#### [Task prompt]
Which lines hold the word "Write"? Copy each of them from the material.
[Start Stored rows]
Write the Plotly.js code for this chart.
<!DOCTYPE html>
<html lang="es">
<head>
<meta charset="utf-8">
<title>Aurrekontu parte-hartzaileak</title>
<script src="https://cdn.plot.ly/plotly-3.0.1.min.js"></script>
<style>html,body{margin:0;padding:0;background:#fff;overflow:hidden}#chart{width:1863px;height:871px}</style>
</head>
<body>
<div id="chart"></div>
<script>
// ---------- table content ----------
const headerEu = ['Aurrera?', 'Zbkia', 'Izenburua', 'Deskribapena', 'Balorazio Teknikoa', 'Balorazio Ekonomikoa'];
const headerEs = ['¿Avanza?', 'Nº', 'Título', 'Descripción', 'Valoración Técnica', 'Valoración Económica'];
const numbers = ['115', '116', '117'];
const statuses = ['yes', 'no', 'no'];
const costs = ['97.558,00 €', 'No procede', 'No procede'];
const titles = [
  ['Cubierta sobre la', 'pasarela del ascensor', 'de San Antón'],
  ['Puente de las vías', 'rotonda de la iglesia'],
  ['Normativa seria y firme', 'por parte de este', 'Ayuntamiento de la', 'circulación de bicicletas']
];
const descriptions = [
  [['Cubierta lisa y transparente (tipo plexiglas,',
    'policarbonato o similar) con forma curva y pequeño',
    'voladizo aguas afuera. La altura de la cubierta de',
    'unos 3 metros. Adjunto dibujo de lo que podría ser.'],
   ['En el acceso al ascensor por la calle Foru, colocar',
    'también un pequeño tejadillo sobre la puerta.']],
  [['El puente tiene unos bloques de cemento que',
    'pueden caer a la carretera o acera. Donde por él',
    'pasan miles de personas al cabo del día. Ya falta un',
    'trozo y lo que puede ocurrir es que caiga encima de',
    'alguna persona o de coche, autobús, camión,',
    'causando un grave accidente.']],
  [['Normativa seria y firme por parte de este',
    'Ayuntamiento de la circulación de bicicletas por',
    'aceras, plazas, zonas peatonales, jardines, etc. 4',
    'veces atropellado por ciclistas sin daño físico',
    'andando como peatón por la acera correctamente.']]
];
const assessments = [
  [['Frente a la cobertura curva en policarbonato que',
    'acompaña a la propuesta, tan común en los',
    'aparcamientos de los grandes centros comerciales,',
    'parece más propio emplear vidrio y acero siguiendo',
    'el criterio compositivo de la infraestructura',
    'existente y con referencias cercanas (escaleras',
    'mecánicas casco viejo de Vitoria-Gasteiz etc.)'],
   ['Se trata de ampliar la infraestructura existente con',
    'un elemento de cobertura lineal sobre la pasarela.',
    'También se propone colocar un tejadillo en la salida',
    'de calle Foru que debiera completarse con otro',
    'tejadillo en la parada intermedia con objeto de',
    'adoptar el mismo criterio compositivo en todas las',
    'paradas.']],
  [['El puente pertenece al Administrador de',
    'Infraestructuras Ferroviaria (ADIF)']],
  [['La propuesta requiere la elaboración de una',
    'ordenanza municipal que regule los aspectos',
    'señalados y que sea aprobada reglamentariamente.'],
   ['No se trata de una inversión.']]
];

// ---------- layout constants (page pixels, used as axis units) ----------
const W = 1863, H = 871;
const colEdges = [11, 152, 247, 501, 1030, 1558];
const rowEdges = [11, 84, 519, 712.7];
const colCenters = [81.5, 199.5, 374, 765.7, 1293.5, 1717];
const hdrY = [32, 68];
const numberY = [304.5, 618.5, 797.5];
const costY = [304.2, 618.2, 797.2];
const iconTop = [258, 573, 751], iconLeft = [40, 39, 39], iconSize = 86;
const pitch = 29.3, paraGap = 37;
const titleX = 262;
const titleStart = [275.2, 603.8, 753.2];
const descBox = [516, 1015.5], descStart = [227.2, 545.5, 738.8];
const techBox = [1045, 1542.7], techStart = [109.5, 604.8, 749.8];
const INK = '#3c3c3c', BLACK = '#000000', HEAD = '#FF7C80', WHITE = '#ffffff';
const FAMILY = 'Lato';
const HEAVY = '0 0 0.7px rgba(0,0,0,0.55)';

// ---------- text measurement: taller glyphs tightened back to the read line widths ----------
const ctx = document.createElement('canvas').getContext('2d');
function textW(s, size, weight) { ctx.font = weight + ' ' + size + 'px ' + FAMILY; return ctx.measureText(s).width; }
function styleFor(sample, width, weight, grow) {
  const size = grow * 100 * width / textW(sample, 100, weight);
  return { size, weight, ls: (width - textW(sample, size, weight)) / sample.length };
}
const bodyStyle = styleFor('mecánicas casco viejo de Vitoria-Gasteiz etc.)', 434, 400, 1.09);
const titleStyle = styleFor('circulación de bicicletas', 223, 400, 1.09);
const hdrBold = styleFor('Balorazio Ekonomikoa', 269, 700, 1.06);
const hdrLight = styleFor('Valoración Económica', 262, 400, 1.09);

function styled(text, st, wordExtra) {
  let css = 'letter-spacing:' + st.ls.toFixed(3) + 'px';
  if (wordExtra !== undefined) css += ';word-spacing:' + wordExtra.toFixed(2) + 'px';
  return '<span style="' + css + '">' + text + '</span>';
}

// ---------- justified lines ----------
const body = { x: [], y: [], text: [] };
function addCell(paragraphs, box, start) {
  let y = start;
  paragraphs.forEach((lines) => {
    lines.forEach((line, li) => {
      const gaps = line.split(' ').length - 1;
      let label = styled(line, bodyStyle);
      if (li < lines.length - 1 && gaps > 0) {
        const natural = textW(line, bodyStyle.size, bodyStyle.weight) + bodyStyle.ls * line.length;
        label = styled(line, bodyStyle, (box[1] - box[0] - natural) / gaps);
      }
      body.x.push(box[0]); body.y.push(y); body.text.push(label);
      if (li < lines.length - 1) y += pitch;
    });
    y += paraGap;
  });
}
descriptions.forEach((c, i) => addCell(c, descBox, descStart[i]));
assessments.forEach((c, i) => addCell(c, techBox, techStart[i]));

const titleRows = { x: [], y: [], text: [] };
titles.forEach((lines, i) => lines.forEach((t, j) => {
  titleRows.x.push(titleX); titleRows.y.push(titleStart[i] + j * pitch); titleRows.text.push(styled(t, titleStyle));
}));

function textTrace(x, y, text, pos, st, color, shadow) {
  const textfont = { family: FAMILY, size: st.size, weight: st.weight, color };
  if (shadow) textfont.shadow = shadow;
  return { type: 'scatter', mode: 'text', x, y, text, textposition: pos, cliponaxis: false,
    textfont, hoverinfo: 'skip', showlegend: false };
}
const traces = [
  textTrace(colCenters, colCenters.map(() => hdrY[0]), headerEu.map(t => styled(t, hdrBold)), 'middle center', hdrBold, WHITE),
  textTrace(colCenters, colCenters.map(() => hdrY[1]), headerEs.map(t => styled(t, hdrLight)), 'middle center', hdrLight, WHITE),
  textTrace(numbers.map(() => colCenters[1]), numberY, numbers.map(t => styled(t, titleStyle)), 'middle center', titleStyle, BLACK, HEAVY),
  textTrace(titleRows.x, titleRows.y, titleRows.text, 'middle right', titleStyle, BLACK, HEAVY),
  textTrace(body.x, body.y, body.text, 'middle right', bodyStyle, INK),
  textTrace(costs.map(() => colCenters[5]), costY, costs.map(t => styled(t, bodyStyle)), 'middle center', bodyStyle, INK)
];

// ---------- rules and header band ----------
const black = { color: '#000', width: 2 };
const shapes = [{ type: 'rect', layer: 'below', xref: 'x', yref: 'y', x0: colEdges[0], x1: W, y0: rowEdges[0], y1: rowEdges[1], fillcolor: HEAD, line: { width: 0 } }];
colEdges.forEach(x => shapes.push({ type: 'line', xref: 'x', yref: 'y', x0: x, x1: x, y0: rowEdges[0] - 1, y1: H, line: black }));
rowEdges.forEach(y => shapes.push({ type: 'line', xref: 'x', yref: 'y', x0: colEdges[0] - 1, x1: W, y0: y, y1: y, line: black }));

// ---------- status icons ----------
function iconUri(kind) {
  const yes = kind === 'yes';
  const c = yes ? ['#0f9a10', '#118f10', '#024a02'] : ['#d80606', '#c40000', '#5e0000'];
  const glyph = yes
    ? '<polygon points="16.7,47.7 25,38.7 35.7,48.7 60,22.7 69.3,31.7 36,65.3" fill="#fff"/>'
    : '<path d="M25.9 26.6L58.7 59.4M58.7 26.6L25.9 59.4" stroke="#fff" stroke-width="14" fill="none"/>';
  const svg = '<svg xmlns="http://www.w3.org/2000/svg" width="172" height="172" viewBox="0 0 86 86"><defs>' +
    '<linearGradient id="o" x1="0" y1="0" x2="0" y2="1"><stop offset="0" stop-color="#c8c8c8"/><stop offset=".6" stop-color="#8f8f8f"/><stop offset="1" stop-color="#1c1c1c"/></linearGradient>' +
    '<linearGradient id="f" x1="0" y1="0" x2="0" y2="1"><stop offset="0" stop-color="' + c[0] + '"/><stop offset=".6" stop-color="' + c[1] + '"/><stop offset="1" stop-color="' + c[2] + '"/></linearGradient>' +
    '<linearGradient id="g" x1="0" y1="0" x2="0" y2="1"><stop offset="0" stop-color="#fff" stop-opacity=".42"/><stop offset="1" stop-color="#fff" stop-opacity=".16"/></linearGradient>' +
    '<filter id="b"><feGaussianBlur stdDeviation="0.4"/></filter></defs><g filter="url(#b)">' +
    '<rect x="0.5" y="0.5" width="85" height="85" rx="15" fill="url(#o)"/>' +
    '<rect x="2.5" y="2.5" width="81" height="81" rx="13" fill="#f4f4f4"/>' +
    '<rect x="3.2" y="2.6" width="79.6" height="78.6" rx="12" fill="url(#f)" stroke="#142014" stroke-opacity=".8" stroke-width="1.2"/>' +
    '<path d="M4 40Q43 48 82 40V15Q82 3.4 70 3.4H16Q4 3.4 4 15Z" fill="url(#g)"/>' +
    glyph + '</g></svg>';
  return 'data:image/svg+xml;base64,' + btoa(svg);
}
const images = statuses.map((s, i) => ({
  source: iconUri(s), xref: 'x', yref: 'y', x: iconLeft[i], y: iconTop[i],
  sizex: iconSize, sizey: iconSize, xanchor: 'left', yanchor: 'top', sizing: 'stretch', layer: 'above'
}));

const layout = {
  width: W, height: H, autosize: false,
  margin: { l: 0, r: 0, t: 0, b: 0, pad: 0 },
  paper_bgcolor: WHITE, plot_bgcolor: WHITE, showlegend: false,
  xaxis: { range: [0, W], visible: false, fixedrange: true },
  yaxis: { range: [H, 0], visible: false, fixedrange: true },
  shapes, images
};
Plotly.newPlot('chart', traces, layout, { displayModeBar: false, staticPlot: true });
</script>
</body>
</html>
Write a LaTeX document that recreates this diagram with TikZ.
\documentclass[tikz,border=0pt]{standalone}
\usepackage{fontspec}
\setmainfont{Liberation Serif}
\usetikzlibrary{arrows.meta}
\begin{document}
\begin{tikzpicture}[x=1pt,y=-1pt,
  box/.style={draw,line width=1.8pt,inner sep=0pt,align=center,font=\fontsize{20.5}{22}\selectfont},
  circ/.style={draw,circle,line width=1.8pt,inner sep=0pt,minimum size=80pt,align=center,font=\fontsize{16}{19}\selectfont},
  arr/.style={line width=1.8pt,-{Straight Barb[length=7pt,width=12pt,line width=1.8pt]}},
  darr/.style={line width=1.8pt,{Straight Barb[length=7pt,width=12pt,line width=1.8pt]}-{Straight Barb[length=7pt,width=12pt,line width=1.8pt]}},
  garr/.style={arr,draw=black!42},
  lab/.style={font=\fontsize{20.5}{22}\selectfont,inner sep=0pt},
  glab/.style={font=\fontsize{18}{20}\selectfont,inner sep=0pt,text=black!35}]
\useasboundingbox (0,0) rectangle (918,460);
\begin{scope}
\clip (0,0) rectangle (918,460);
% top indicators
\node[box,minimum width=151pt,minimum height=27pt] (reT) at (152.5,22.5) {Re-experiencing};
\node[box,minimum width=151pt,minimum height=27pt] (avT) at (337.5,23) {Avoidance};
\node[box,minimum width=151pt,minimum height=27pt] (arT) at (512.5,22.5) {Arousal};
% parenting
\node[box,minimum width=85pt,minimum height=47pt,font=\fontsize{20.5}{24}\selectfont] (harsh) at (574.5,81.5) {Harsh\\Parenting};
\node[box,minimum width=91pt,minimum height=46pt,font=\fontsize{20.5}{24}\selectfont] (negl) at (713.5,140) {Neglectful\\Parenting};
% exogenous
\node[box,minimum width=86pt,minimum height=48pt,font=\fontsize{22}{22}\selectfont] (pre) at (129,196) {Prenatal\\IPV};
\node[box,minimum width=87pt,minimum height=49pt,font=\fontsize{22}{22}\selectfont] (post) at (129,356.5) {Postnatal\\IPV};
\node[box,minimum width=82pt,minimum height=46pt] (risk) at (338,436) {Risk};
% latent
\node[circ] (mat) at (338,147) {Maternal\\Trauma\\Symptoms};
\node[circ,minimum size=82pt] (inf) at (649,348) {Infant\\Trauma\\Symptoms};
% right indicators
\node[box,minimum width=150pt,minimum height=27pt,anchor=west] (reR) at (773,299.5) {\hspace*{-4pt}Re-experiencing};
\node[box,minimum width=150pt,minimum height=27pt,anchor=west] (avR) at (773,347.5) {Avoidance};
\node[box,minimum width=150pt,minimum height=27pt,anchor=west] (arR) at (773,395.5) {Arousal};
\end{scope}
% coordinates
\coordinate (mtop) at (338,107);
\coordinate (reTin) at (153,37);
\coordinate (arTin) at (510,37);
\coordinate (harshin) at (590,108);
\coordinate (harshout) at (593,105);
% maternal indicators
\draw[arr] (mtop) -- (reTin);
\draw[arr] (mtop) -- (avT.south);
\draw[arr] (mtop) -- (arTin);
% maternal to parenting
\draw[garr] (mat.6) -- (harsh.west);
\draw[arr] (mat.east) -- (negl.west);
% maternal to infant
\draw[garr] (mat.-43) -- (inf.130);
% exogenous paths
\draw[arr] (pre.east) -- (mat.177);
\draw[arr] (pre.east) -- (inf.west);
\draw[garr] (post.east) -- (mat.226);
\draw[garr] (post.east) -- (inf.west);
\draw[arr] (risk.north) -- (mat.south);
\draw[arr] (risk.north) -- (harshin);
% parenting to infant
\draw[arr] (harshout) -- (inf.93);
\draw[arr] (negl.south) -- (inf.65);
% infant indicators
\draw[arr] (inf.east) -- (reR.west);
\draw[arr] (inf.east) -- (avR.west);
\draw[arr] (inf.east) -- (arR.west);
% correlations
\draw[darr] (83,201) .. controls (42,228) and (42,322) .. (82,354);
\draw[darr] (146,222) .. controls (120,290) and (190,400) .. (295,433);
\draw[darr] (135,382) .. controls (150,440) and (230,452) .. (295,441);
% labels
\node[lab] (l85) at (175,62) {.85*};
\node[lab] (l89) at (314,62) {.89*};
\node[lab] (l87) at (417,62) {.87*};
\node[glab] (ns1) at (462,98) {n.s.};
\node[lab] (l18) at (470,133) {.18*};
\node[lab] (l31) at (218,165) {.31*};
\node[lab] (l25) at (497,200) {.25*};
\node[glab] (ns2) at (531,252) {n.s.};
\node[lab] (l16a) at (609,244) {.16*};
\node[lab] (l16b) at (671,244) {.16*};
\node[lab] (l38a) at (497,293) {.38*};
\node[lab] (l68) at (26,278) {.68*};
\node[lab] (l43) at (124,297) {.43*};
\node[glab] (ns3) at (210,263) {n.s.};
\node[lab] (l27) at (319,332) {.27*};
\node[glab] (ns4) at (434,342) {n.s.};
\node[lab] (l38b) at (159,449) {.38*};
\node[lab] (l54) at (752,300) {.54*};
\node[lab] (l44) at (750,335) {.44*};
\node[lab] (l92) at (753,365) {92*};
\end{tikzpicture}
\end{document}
[End Stored rows]
#### [Result of the task]
Write the Plotly.js code for this chart.
Write a LaTeX document that recreates this diagram with TikZ.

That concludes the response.